To get a well-written but obscure text in English with high probability, just visit https://en.wikisource.org/wiki/Special:Random
@duck_master Testing with this method I came up with https://en.wikisource.org/wiki/Proclamation_1506B - recorded the first two paragraphs. And then ran whisper with the small.en model on that (which is the biggest that will fit into my laptop's vram).
Recording + fixing took me 3 minutes, typing took me 2 minutes 58 seconds (that's slightly slower than @brp if we're counting).
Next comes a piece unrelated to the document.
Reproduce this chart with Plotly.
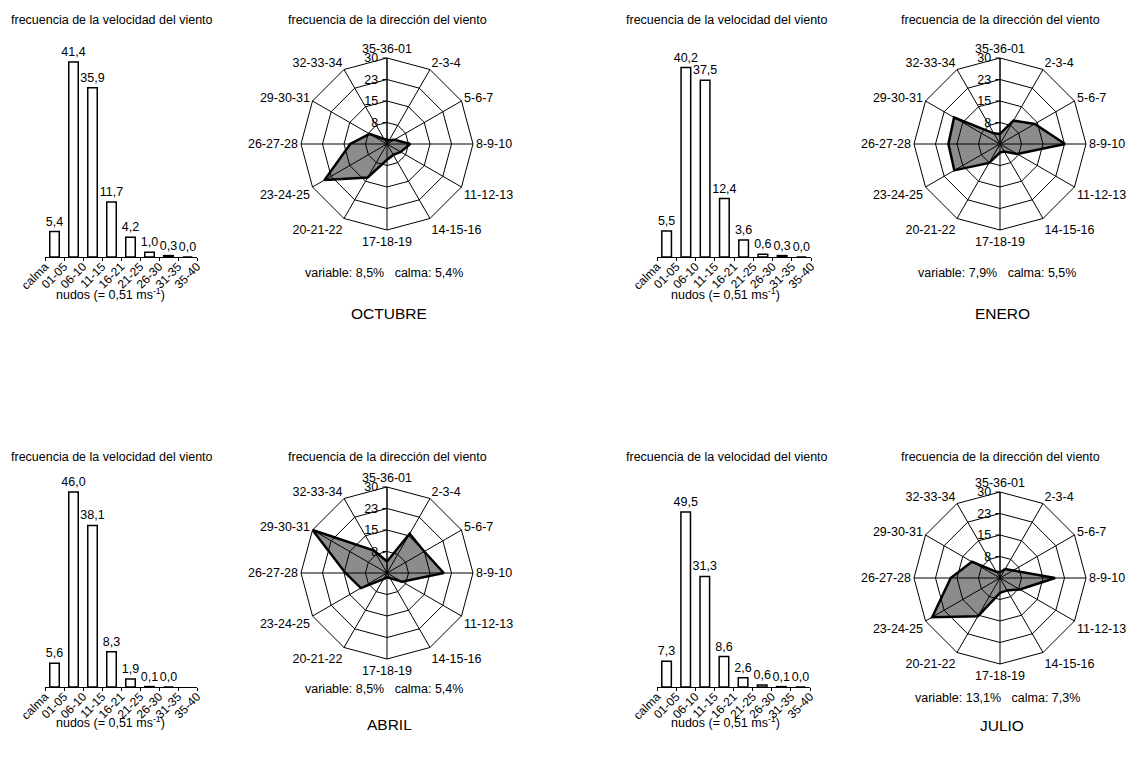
import plotly.graph_objects as go

# ---- data -------------------------------------------------------------
meses = ["OCTUBRE", "ENERO", "ABRIL", "JULIO"]

clases_velocidad = ["calma", "01-05", "06-10", "11-15", "16-21",
                    "21-25", "26-30", "31-35", "35-40"]

vel_octubre = [5.4, 41.4, 35.9, 11.7, 4.2, 1.0, 0.3, 0.0]
vel_enero = [5.5, 40.2, 37.5, 12.4, 3.6, 0.6, 0.3, 0.0]
vel_abril = [5.6, 46.0, 38.1, 8.3, 1.9, 0.1, 0.0]
vel_julio = [7.3, 49.5, 31.3, 8.6, 2.6, 0.6, 0.1, 0.0]

direcciones = ["35-36-01", "2-3-4", "5-6-7", "8-9-10", "11-12-13", "14-15-16",
               "17-18-19", "20-21-22", "23-24-25", "26-27-28", "29-30-31", "32-33-34"]

dir_octubre = [1.5, 1.5, 3.0, 8.1, 5.5, 4.4, 5.5, 13.5, 25.2, 12.8, 7.0, 2.0]
dir_enero = [3.5, 9.4, 14.0, 22.7, 7.0, 3.0, 3.0, 7.6, 18.4, 18.0, 18.5, 4.3]
dir_abril = [4.0, 15.8, 15.0, 19.8, 6.0, 2.0, 1.5, 2.5, 10.5, 14.5, 30.0, 9.0]
dir_julio = [2.0, 3.6, 5.3, 19.2, 8.0, 5.0, 5.2, 15.4, 27.3, 17.2, 11.3, 2.5]

variable_pct = [8.5, 7.9, 8.5, 13.1]
calma_pct = [5.4, 5.5, 5.4, 7.3]

escala_vel = [45, 45, 50, 60]          # top of each speed axis
anillos = [7.5, 15, 22.5, 30]          # direction rings
anillos_txt = ["8", "15", "23", "30"]

# ---- layout helpers (pixel -> paper) ----------------------------------
W, H = 1131, 758
FONT = "Liberation Sans, Arial, sans-serif"


def fx(x):
    return x / W


def fy(y):
    return 1 - y / H


def coma(v):
    return f"{v:.1f}".replace(".", ",")


velocidades = [vel_octubre, vel_enero, vel_abril, vel_julio]
frecuencias = [dir_octubre, dir_enero, dir_abril, dir_julio]

# panel placement in pixels (x from left, y from top)
bar_x0 = [45, 657, 45, 657]
bar_x1 = [197, 811, 197, 810]
bar_title_x = [112, 727, 112, 727]
title_y = [20, 20, 457, 457]
bar_top = [45, 45, 475, 475]
bar_base = [257, 257, 687, 687]
nudos_y = [294, 294, 722, 722]
rose_cx = [387, 1000, 387, 1000]
rose_cy = [144, 144, 573, 578]
var_y = [273, 273, 689, 698]
mes_y = [313, 313, 724, 725]
R = 86

fig = go.Figure()
annotations = []
layout_axes = {}

for i in range(4):
    vals = velocidades[i]
    n = i + 1
    xa = "x" if n == 1 else f"x{n}"
    ya = "y" if n == 1 else f"y{n}"

    fig.add_trace(go.Bar(
        x=list(range(len(vals))), y=vals,
        width=0.5,
        marker=dict(color="white", line=dict(color="black", width=1.5)),
        text=[coma(v) for v in vals], textposition="outside",
        constraintext="none", cliponaxis=False,
        textfont=dict(family=FONT, size=12.5, color="black"),
        xaxis=xa, yaxis=ya, showlegend=False, hoverinfo="skip",
    ))

    layout_axes[f"xaxis{'' if n == 1 else n}"] = dict(
        domain=[fx(bar_x0[i]), fx(bar_x1[i])],
        anchor=ya, range=[-0.5, 7.5],
        tickmode="array",
        tickvals=[k - 0.5 for k in range(len(clases_velocidad))],
        ticktext=clases_velocidad,
        tickangle=-45, ticks="outside", ticklen=3, tickcolor="black",
        ticklabelstandoff=-6,
        showline=True, linecolor="black", linewidth=1,
        showgrid=False, zeroline=False, automargin=False,
        tickfont=dict(family=FONT, size=12, color="black"),
    )
    layout_axes[f"yaxis{'' if n == 1 else n}"] = dict(
        domain=[fy(bar_base[i]), fy(bar_top[i])],
        anchor=xa, range=[0, escala_vel[i]],
        visible=False,
    )

    # direction rose
    pid = "polar" if n == 1 else f"polar{n}"
    r_vals = frecuencias[i] + frecuencias[i][:1]
    t_vals = direcciones + direcciones[:1]
    fig.add_trace(go.Scatterpolar(
        r=r_vals, theta=t_vals, mode="lines",
        fill="toself", fillcolor="rgba(0,0,0,0.45)",
        line=dict(color="black", width=2.5),
        subplot=pid, showlegend=False, hoverinfo="skip",
    ))
    cx, cy = rose_cx[i], rose_cy[i]
    layout_axes[pid] = dict(
        domain=dict(x=[fx(cx - R), fx(cx + R)], y=[fy(cy + R), fy(cy - R)]),
        bgcolor="white",
        gridshape="linear",
        angularaxis=dict(
            type="category", categoryorder="array", categoryarray=direcciones,
            direction="clockwise", rotation=90,
            showline=True, linecolor="black", linewidth=1,
            showgrid=True, gridcolor="black", gridwidth=1,
            ticks="", tickfont=dict(family=FONT, size=12.5, color="black"),
        ),
        radialaxis=dict(
            range=[0, 30], angle=90, side="counterclockwise",
            tickmode="array", tickvals=anillos, ticktext=anillos_txt,
            tickangle=90,
            showline=True, linecolor="black", linewidth=1,
            showgrid=True, gridcolor="black", gridwidth=1,
            ticks="outside", ticklen=4, tickcolor="black",
            tickfont=dict(family=FONT, size=12.5, color="black"),
        ),
    )

    # texts
    annotations += [
        dict(x=fx(bar_title_x[i]), y=fy(title_y[i]),
             text="frecuencia de la velocidad del viento", font=dict(size=12.5)),
        dict(x=fx(bar_title_x[i] - 2), y=fy(nudos_y[i]),
             text="nudos (= 0,51 ms<sup>-1</sup>)", font=dict(size=12.5)),
        dict(x=fx(cx), y=fy(title_y[i]),
             text="frecuencia de la dirección del viento", font=dict(size=12.5)),
        dict(x=fx(cx - 3), y=fy(var_y[i]),
             text=f"variable: {coma(variable_pct[i])}%&nbsp;&nbsp;&nbsp;calma: {coma(calma_pct[i])}%",
             font=dict(size=12.5)),
        dict(x=fx(cx + 2), y=fy(mes_y[i]), text=meses[i], font=dict(size=15.5)),
    ]

for a in annotations:
    a.update(xref="paper", yref="paper", showarrow=False,
             xanchor="center", yanchor="middle")
    a["font"].update(family=FONT, color="black")

fig.update_layout(
    width=W, height=H,
    margin=dict(l=0, r=0, t=0, b=0, pad=0, autoexpand=False),
    paper_bgcolor="white", plot_bgcolor="white",
    font=dict(family=FONT, color="black"),
    annotations=annotations,
    **layout_axes,
)

fig.write_html("out.html")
I then went through and compared the two versions and the original, my typed version had no (I corrected as I went) errors and my corrected whisper still had 7 - things like extra commas, small wording changes, and capitalization differences. Correcting those without the benefit of diff may not be easy, on the other hand, They may not matter so much for dictation?
This is far better than whisper did on the Jabberwocky poem, which I didn't even bother comparing because I had to correct every third word.
Whisper doesn't have any integration to actually use it in real time - much less as a keyboard substitute - so I'm not sure it really counts as dictation software?
@lukalot I will be doing my own typing and proofreading. A quick online typing speed test says I type at 62 wpm qwerty and 35 wpm dvorak (correcting for errors as I go). For this question I will use the faster of the two.
Ok! I've tried comparing my own typing speed to several internet demos of voice dictation, and while I'm usually faster, they can be pretty close (especially with code examples).
If you chose the text that you're going to use that could be relevant (is it just random words or actual sentences with punctuation?), but I think I'm more optimistic than the current market anyway so I'll wager yes. thanks for the info
candidates, quite possibly not there yet but close enough that they could plausibly compete:
openai whisper (currently just a component; inclusion depends on if you're filtering by full deployability or just raw accuracy without ui consideration)
dragon voice recognition (I would short this one)
google voice input (I would short this one)
very, very important question here: what microphone will you use? even for humans, microphones are really not all the same for understandability. current voice rec algos are a bit weak.
@L Thank you. This comment is gold. I hadn't thought about the microphone at all. Was going to use whatever is built into my USB headset (PTC Plantronics C3210), as it seems to elicit fewer complaints than the built-in mic of my computer or phone.
I found a website advertising it as "Frequency Response 20 - 20000 Hz". A search for "PTC 208" (written on the device) turns up some regulatory forms in New Zealand, so it might be subject to regulations regarding gain, wave distortion, etc.